The Bank of Thailand (BOT) has moved to calm market concerns after the United States returned the kingdom to its "Monitoring List" for currency practices.
Central bank officials stated on Friday that the move was expected and will not obstruct their mandate to maintain the stability of the Thai Baht.
The US Treasury’s latest semi-annual report, published on Thursday, highlighted Thailand’s current account surplus, which reached 3.8% of GDP between July 2024 and June 2025.
This exceeded the 3% threshold set by Washington, placing Thailand alongside nine other major economies—including Japan, South Korea, Germany, and Singapore—under heightened scrutiny.
Chayawadee Chai-anant, assistant governor and BOT spokesperson, clarified that Thailand met two of the US Treasury’s three criteria: a significant trade surplus with the US and a global current account surplus.
"This is not a new situation for us," Chayawadee told reporters. "Thailand was on this list previously between 2020 and 2021 for several cycles. We maintain an open, transparent dialogue and exchange data with the US Treasury at all times."
Maintaining Policy Flexibility
A key concern for investors is whether the US designation will prevent the BOT from intervening to curb the Baht’s volatility.
However, the BOT insists its policy remains "two-sided," meaning it intervenes to manage both rapid appreciation and depreciation rather than steering the currency in a single direction to gain a trade advantage.
"The US evaluation focuses on the net value of interventions," Chayawadee explained. "Because we manage the Baht in both directions to reduce volatility, we retain sufficient 'room' and flexibility to ensure the exchange rate remains in line with economic fundamentals without breaching strict US criteria."
Following the report's release, the BOT noted that financial markets showed no negative reaction, suggesting the move was already anticipated by investors.
Low Risk of ‘Manipulator’ Label
The BOT has largely dismissed the risk of Thailand being formally labelled a "Currency Manipulator"—a designation that could trigger formal sanctions.
Officials noted that the global financial context has shifted away from fixed exchange rates, and the latest US report did not apply the label to any of its trading partners.
"As long as we focus on reducing volatility and maintain our two-sided management, we can justify the necessity of our actions for financial stability," Chayawadee said. "It is important to note that in this latest report, no country was designated as a currency manipulator."
Future Outlook and Trade Concerns
The US evaluates its partners twice a year on a staggering six-month basis.

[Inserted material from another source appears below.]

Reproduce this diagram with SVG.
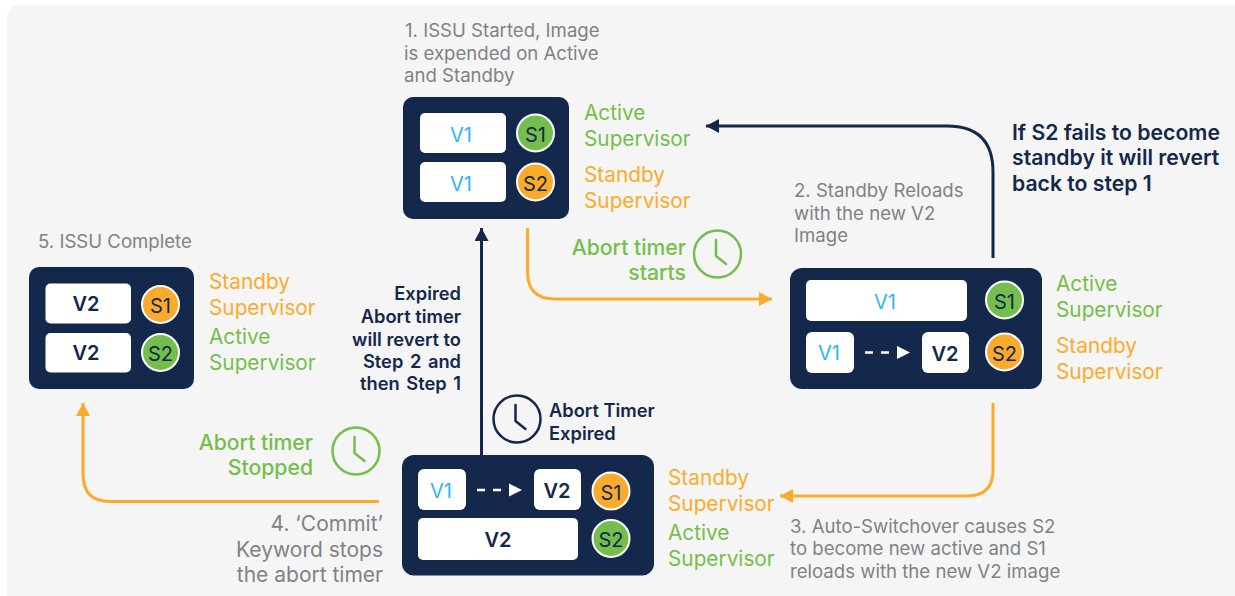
<svg xmlns="http://www.w3.org/2000/svg" width="1235" height="596" viewBox="0 0 1235 596">
<style>
text{font-family:Inter,"Liberation Sans",sans-serif;transform:translateY(.6px)}
.step{font-size:18.6px;fill:#808285}
.step4{font-size:21px;fill:#808285;text-anchor:end}
.lab{font-size:20.8px}
.g{fill:#74bf4b}.o{fill:#fbab2c}
.strong{font-size:18.3px;font-weight:600;fill:#14284b}
.wide{word-spacing:2px}
.big{font-size:21.2px;font-weight:600;fill:#14284b}
.gb{font-size:21.2px;font-weight:500;fill:#74bf4b}
.card{fill:#14284b}
.box{fill:#fff}
.v{font-size:20px;text-anchor:middle}
.v1{fill:#2ab7f2}.v2{fill:#14284b;font-weight:600}
.c{stroke:#fff;stroke-width:2}
.s{font-size:20px;text-anchor:middle;fill:#14284b}
.end{text-anchor:end}
.wire{fill:none;stroke-width:3}
.n{stroke:#14284b}.ow{stroke:#fbab2c}
.clock{fill:none;stroke-width:2.5;stroke-linecap:round;stroke-linejoin:round}
</style>
<defs>
<marker id="an" markerUnits="userSpaceOnUse" markerWidth="14" markerHeight="14" refX="13" refY="7" orient="auto"><path d="M0 0L13 7L0 14Z" fill="#14284b"/></marker>
<marker id="ao" markerUnits="userSpaceOnUse" markerWidth="14" markerHeight="14" refX="13" refY="7" orient="auto"><path d="M0 0L13 7L0 14Z" fill="#fbab2c"/></marker>
</defs>
<rect x="7" y="5" width="1240" height="600" rx="12" fill="#f5f5f5"/>
<g id="connectors">
<path class="wire n" marker-end="url(#an)" d="M993 258V172Q993 126 947 126H706"/>
<path class="wire ow" marker-end="url(#ao)" d="M527.500 228V272Q527.500 299 555 299H772"/>
<path class="wire ow" marker-end="url(#ao)" d="M993 403V470Q993 496 967 496H780"/>
<path class="wire ow" marker-end="url(#ao)" d="M379 501.500H110Q83 501.500 83 474V403"/>
<path class="wire n" marker-end="url(#an)" d="M481.500 455V228"/>
</g>
<g id="node-1">
<text class="step" x="405" y="36">1. ISSU Started, Image</text>
<text class="step" x="404" y="59">is expended on Active</text>
<text class="step" x="404" y="81">and Standby</text>
<rect class="card" x="403" y="97" width="166" height="122" rx="10"/>
<rect class="box" x="420" y="113" width="86" height="40" rx="5"/>
<rect class="box" x="420" y="162" width="86" height="40" rx="5"/>
<text class="v v1" x="461" y="141">V1</text>
<text class="v v1" x="461" y="190">V1</text>
<circle class="c" cx="535.500" cy="133" r="18.500" fill="#74bf4b"/>
<circle class="c" cx="535.500" cy="182" r="18.500" fill="#fbab2c"/>
<text class="s" x="535.500" y="141">S1</text>
<text class="s" x="535.500" y="190">S2</text>
<text class="lab g" x="584" y="119">Active</text>
<text class="lab g" x="584" y="145">Supervisor</text>
<text class="lab o" x="584" y="181">Standby</text>
<text class="lab o" x="584" y="207">Supervisor</text>
</g>
<g id="note-abort-start">
<text class="gb end" x="686" y="254">Abort timer</text>
<text class="gb end" x="686" y="279">starts</text>
<g class="clock" stroke="#74bf4b"><circle cx="717.500" cy="254" r="23.500"/><path d="M716 240V256L726 264"/></g>
</g>
<g id="node-2">
<text class="step" x="794" y="196">2. Standby Reloads</text>
<text class="step" x="794" y="219">with the new V2</text>
<text class="step" x="794" y="241">Image</text>
<rect class="card" x="790" y="268" width="252" height="121" rx="12"/>
<rect class="box" x="806" y="280" width="161" height="41" rx="5"/>
<rect class="box" x="806" y="332" width="48" height="41" rx="6"/>
<rect class="box" x="922" y="332" width="47" height="41" rx="6"/>
<text class="v v1" x="885" y="308">V1</text>
<text class="v v1" x="829" y="359">V1</text>
<text class="v v2" x="945" y="360">V2</text>
<path d="M865 352.500H873M881 352.500H889" stroke="#fff" stroke-width="2.500" fill="none"/>
<path d="M897 346L910 352.500L897 359Z" fill="#fff"/>
<circle class="c" cx="1004.500" cy="300" r="18.500" fill="#74bf4b"/>
<circle class="c" cx="1004.500" cy="352" r="18.500" fill="#fbab2c"/>
<text class="s" x="1004.500" y="308">S1</text>
<text class="s" x="1004.500" y="360">S2</text>
<text class="lab g" x="1056" y="290">Active</text>
<text class="lab g" x="1056" y="316">Supervisor</text>
<text class="lab o" x="1056" y="352">Standby</text>
<text class="lab o" x="1056" y="378">Supervisor</text>
</g>
<g id="note-revert">
<text class="big" x="1012" y="139">If S2 fails to become</text>
<text class="big" x="1012" y="164">standby it will revert</text>
<text class="big" x="1012" y="190">back to step 1</text>
</g>
<g id="node-3">
<rect class="card" x="402" y="455" width="252" height="120.500" rx="12"/>
<rect class="box" x="418" y="469" width="48" height="41" rx="6"/>
<rect class="box" x="534" y="469" width="47" height="41" rx="6"/>
<rect class="box" x="418" y="518" width="160" height="42" rx="5"/>
<text class="v v1" x="441" y="497">V1</text>
<text class="v v2" x="557" y="497">V2</text>
<text class="v v2" x="498" y="546">V2</text>
<path d="M477 490H485M493 490H501" stroke="#fff" stroke-width="2.500" fill="none"/>
<path d="M509 483.500L522 490L509 496.500Z" fill="#fff"/>
<circle class="c" cx="611" cy="491" r="18.500" fill="#fbab2c"/>
<circle class="c" cx="611" cy="538.500" r="18.500" fill="#74bf4b"/>
<text class="s" x="611" y="499">S1</text>
<text class="s" x="611" y="546.500">S2</text>
<text class="lab o" x="668" y="484">Standby</text>
<text class="lab o" x="668" y="510">Supervisor</text>
<text class="lab g" x="668" y="539">Active</text>
<text class="lab g" x="668" y="565">Supervisor</text>
</g>
<g id="step-3-label">
<text class="step" x="790" y="532.500">3. Auto-Switchover causes S2</text>
<text class="step" x="790" y="554.500">to become new active and S1</text>
<text class="step" x="790" y="577.500">reloads with the new V2 image</text>
</g>
<g id="step-4-label">
<text class="step4" x="383" y="530">4. ‘Commit’</text>
<text class="step4" x="383" y="556">Keyword stops</text>
<text class="step4" x="383" y="581">the abort timer</text>
</g>
<g id="note-expired">
<g class="clock" stroke="#14284b"><circle cx="517" cy="419" r="23.500"/><path d="M515.500 405V421L525.500 429"/></g>
<text class="strong" x="549" y="416">Abort Timer</text>
<text class="strong" x="549" y="439">Expired</text>
</g>
<g id="note-revert-2">
<text class="strong end" x="461" y="299">Expired</text>
<text class="strong end" x="461" y="322">Abort timer</text>
<text class="strong end" x="461" y="345">will revert to</text>
<text class="strong end wide" x="461" y="367">Step 2 and</text>
<text class="strong end wide" x="461" y="389">then Step 1</text>
</g>
<g id="note-abort-stop">
<text class="gb end" x="313" y="449">Abort timer</text>
<text class="gb end" x="313" y="474">Stopped</text>
<g class="clock" stroke="#74bf4b"><circle cx="356" cy="451" r="23.500"/><path d="M354.500 437V453L364.500 461"/></g>
</g>
<g id="node-5">
<text class="step" x="38" y="247">5. ISSU Complete</text>
<rect class="card" x="29" y="267" width="165" height="122" rx="10"/>
<rect class="box" x="45.500" y="283.500" width="85.500" height="40" rx="5"/>
<rect class="box" x="45.500" y="333" width="85.500" height="39.500" rx="5"/>
<text class="v v2" x="86" y="310">V2</text>
<text class="v v2" x="86" y="359">V2</text>
<circle class="c" cx="160.500" cy="304.500" r="18.500" fill="#fbab2c"/>
<circle class="c" cx="160.500" cy="352.500" r="18.500" fill="#74bf4b"/>
<text class="s" x="160.500" y="312.500">S1</text>
<text class="s" x="160.500" y="360.500">S2</text>
<text class="lab o" x="209" y="288">Standby</text>
<text class="lab o" x="209" y="314">Supervisor</text>
<text class="lab g" x="209" y="343">Active</text>
<text class="lab g" x="209" y="369">Supervisor</text>
</g>
</svg>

The next review will cover January to December 2025, with the report expected in mid-2026.
Given Thailand’s persistent trade and current account surpluses—currently sitting at approximately $17.7 billion—it is likely the kingdom will remain on the list for the foreseeable future.
Regarding fears that this could lead to new import tariffs, the BOT emphasised that currency monitoring and trade negotiations (handled by the US Trade Representative) are separate, parallel processes.
The bank concluded that the scrutiny is unlikely to impact trade talks, as the list is a monitoring tool rather than a punitive measure.